● SHORT EXERCISE: Reproduce the data exactly and drop any pictures it holds.

= = = = =

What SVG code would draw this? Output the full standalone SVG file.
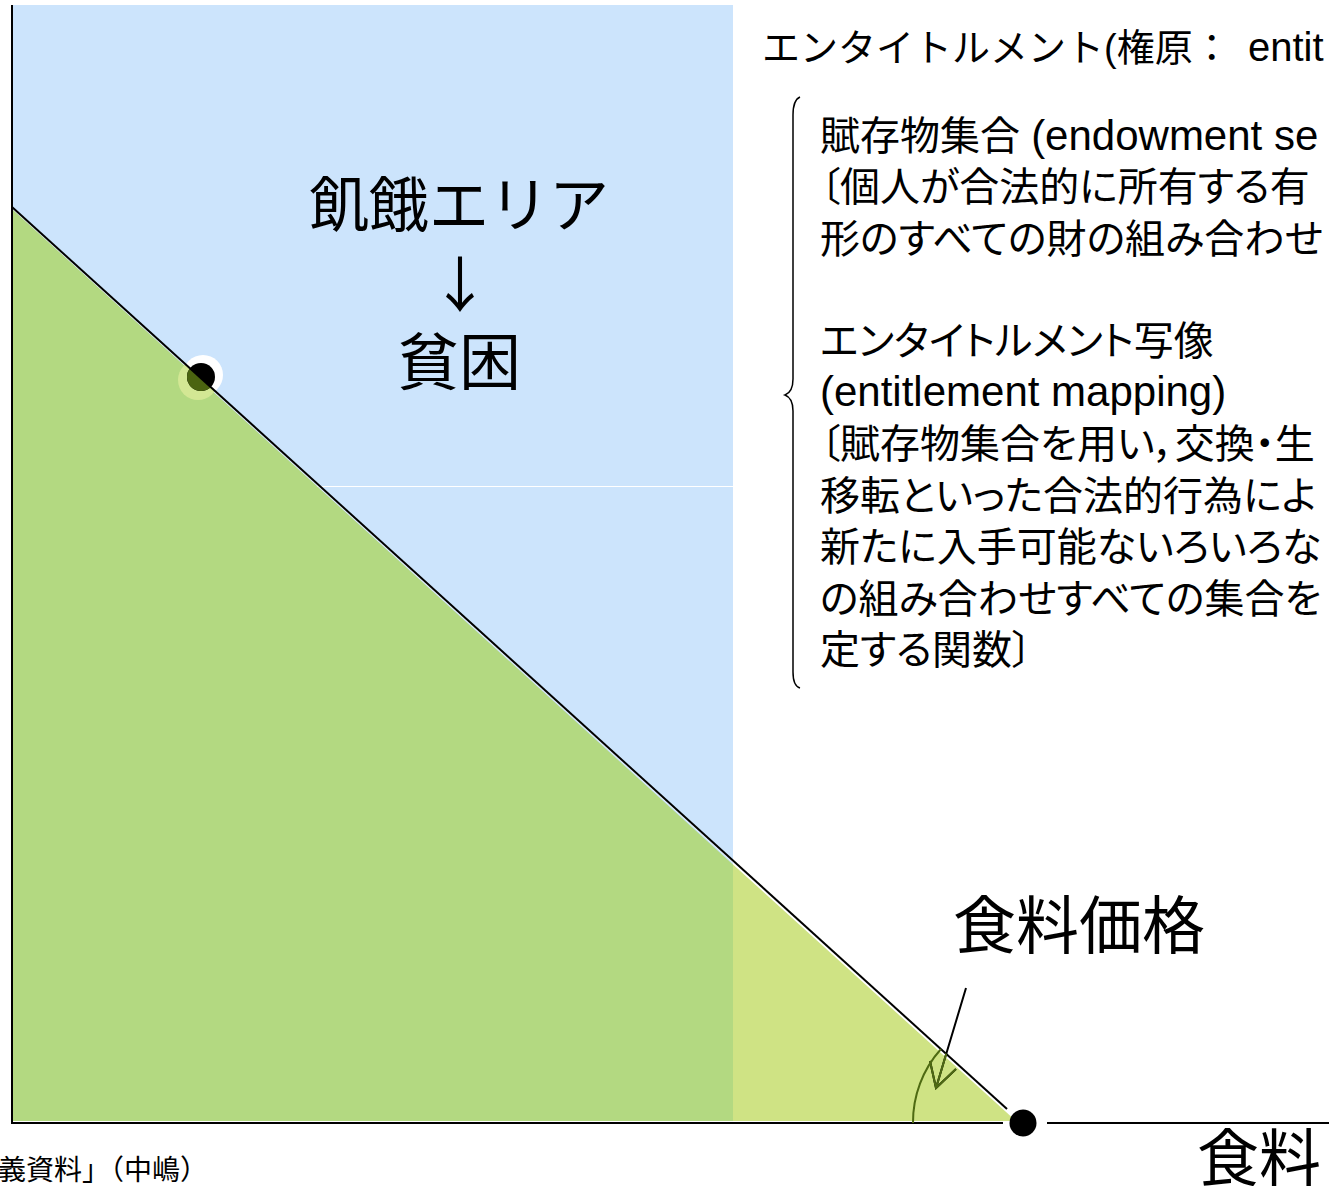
<svg xmlns="http://www.w3.org/2000/svg" width="1329" height="1186" viewBox="0 0 1329 1186">
<defs>
<style>
.t{font-family:"Liberation Sans","Noto Sans CJK JP",sans-serif;fill:#000}
.big{font-family:"Noto Sans CJK JP",sans-serif;font-size:60px;text-anchor:middle;fill:#000}
.body{font-size:40px;font-feature-settings:"palt"}
.lat{font-size:42px}
.ax{stroke:#000;stroke-width:2;fill:none}
</style>
<clipPath id="below"><polygon points="0,196 1100,1193 0,1193"/></clipPath>
</defs>
<rect width="1329" height="1186" fill="#fff"/>
<g id="areas">
<rect x="12" y="5" width="721" height="481" fill="#CCE4FC"/>
<rect x="12" y="487" width="721" height="634" fill="#CCE4FC"/>
<polygon points="12,209 733,864.4 733,1121 12,1121" fill="#B3D981"/>
<polygon points="733,864.4 1016,1121 733,1121" fill="#CFE384"/>
<line x1="14" y1="209.8" x2="1010" y2="1113" stroke="#fff" stroke-width="1.2"/>
</g>
<g id="point">
<circle cx="203" cy="375" r="20" fill="#fff"/>
<g clip-path="url(#below)">
<circle cx="203" cy="375" r="20" fill="#D3E794"/>
<circle cx="198" cy="380" r="20" fill="#D3E794"/>
</g>
<circle cx="201" cy="377" r="14" fill="#000"/>
<circle cx="201" cy="377" r="14" fill="#4B6410" clip-path="url(#below)"/>
</g>
<g id="connectors">
<line class="ax" x1="12" y1="5" x2="12" y2="1124"/>
<line class="ax" x1="11" y1="1123" x2="1003" y2="1123"/>
<line class="ax" x1="1047" y1="1123" x2="1329" y2="1123"/>
<line x1="12" y1="207" x2="1007" y2="1109" stroke="#000" stroke-width="2"/>
<g id="angle" fill="none" stroke-width="2">
<path d="M966,988 L936,1088 M930,1061 L936,1088 L956,1069" stroke="#000"/>
<g clip-path="url(#below)" stroke="#4E6A12">
<path d="M966,988 L936,1088 M930,1061 L936,1088 L956,1069"/>
<path d="M913,1123 A109.5,109.5 0 0 1 941,1049"/>
</g>
</g>
<path id="brace" d="M800,97 Q793,100 793,115 L793,379 Q793,392 785,395 Q793,398 793,411 L793,672 Q793,686 800,688" fill="none" stroke="#000" stroke-width="1.5"/>
</g>
<circle id="origin-dot" cx="1023" cy="1123" r="13.5" fill="#000"/>
<g id="labels">
<text class="big" x="459" y="227">飢餓エリア</text>
<text class="big" x="460" y="307">↓</text>
<text class="big" x="459" y="385" style="font-size:62px">貧困</text>
<text class="big" x="1079" y="948" style="font-size:63px">食料価格</text>
<text class="big" x="1259" y="1181" style="font-size:62px">食料</text>
<text class="t" x="-2" y="1180" style="font-size:28px">義資料」（中嶋）</text>
</g>
<g id="entitlement">
<text class="t" x="762" y="61" style="font-size:38px">エンタイトルメント(権原：<tspan x="1248" style="font-size:40px">entit</tspan></text>
<text class="t body" x="820"><tspan x="820" y="150">賦存物集合  <tspan class="lat">(endowment se</tspan></tspan><tspan x="820" y="201">〔個人が合法的に所有する有</tspan><tspan x="820" y="253">形のすべての財の組み合わせ</tspan><tspan x="820" y="355">エンタイトルメント写像</tspan><tspan x="820" y="406" class="lat">(entitlement mapping)</tspan><tspan x="820" y="458">〔賦存物集合を用い，交換・生</tspan><tspan x="820" y="510">移転といった合法的行為によ</tspan><tspan x="820" y="561">新たに入手可能ないろいろな</tspan><tspan x="820" y="613">の組み合わせすべての集合を</tspan><tspan x="820" y="664">定する関数〕</tspan></text>
</g>
</svg>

= = = = =

● RESULT BELOW:
What SVG code would draw this? Output the full standalone SVG file.
<svg xmlns="http://www.w3.org/2000/svg" width="1329" height="1186" viewBox="0 0 1329 1186">
<defs>
<style>
.t{font-family:"Liberation Sans","Noto Sans CJK JP",sans-serif;fill:#000}
.big{font-family:"Noto Sans CJK JP",sans-serif;font-size:60px;text-anchor:middle;fill:#000}
.body{font-size:40px;font-feature-settings:"palt"}
.lat{font-size:42px}
.ax{stroke:#000;stroke-width:2;fill:none}
</style>
<clipPath id="below"><polygon points="0,196 1100,1193 0,1193"/></clipPath>
</defs>
<rect width="1329" height="1186" fill="#fff"/>
<g id="areas">
<rect x="12" y="5" width="721" height="481" fill="#CCE4FC"/>
<rect x="12" y="487" width="721" height="634" fill="#CCE4FC"/>
<polygon points="12,209 733,864.4 733,1121 12,1121" fill="#B3D981"/>
<polygon points="733,864.4 1016,1121 733,1121" fill="#CFE384"/>
<line x1="14" y1="209.8" x2="1010" y2="1113" stroke="#fff" stroke-width="1.2"/>
</g>
<g id="point">
<circle cx="203" cy="375" r="20" fill="#fff"/>
<g clip-path="url(#below)">
<circle cx="203" cy="375" r="20" fill="#D3E794"/>
<circle cx="198" cy="380" r="20" fill="#D3E794"/>
</g>
<circle cx="201" cy="377" r="14" fill="#000"/>
<circle cx="201" cy="377" r="14" fill="#4B6410" clip-path="url(#below)"/>
</g>
<g id="connectors">
<line class="ax" x1="12" y1="5" x2="12" y2="1124"/>
<line class="ax" x1="11" y1="1123" x2="1003" y2="1123"/>
<line class="ax" x1="1047" y1="1123" x2="1329" y2="1123"/>
<line x1="12" y1="207" x2="1007" y2="1109" stroke="#000" stroke-width="2"/>
<g id="angle" fill="none" stroke-width="2">
<path d="M966,988 L936,1088 M930,1061 L936,1088 L956,1069" stroke="#000"/>
<g clip-path="url(#below)" stroke="#4E6A12">
<path d="M966,988 L936,1088 M930,1061 L936,1088 L956,1069"/>
<path d="M913,1123 A109.5,109.5 0 0 1 941,1049"/>
</g>
</g>
<path id="brace" d="M800,97 Q793,100 793,115 L793,379 Q793,392 785,395 Q793,398 793,411 L793,672 Q793,686 800,688" fill="none" stroke="#000" stroke-width="1.5"/>
</g>
<circle id="origin-dot" cx="1023" cy="1123" r="13.5" fill="#000"/>
<g id="labels">
<text class="big" x="459" y="227">飢餓エリア</text>
<text class="big" x="460" y="307">↓</text>
<text class="big" x="459" y="385" style="font-size:62px">貧困</text>
<text class="big" x="1079" y="948" style="font-size:63px">食料価格</text>
<text class="big" x="1259" y="1181" style="font-size:62px">食料</text>
<text class="t" x="-2" y="1180" style="font-size:28px">義資料」（中嶋）</text>
</g>
<g id="entitlement">
<text class="t" x="762" y="61" style="font-size:38px">エンタイトルメント(権原：<tspan x="1248" style="font-size:40px">entit</tspan></text>
<text class="t body" x="820"><tspan x="820" y="150">賦存物集合  <tspan class="lat">(endowment se</tspan></tspan><tspan x="820" y="201">〔個人が合法的に所有する有</tspan><tspan x="820" y="253">形のすべての財の組み合わせ</tspan><tspan x="820" y="355">エンタイトルメント写像</tspan><tspan x="820" y="406" class="lat">(entitlement mapping)</tspan><tspan x="820" y="458">〔賦存物集合を用い，交換・生</tspan><tspan x="820" y="510">移転といった合法的行為によ</tspan><tspan x="820" y="561">新たに入手可能ないろいろな</tspan><tspan x="820" y="613">の組み合わせすべての集合を</tspan><tspan x="820" y="664">定する関数〕</tspan></text>
</g>
</svg>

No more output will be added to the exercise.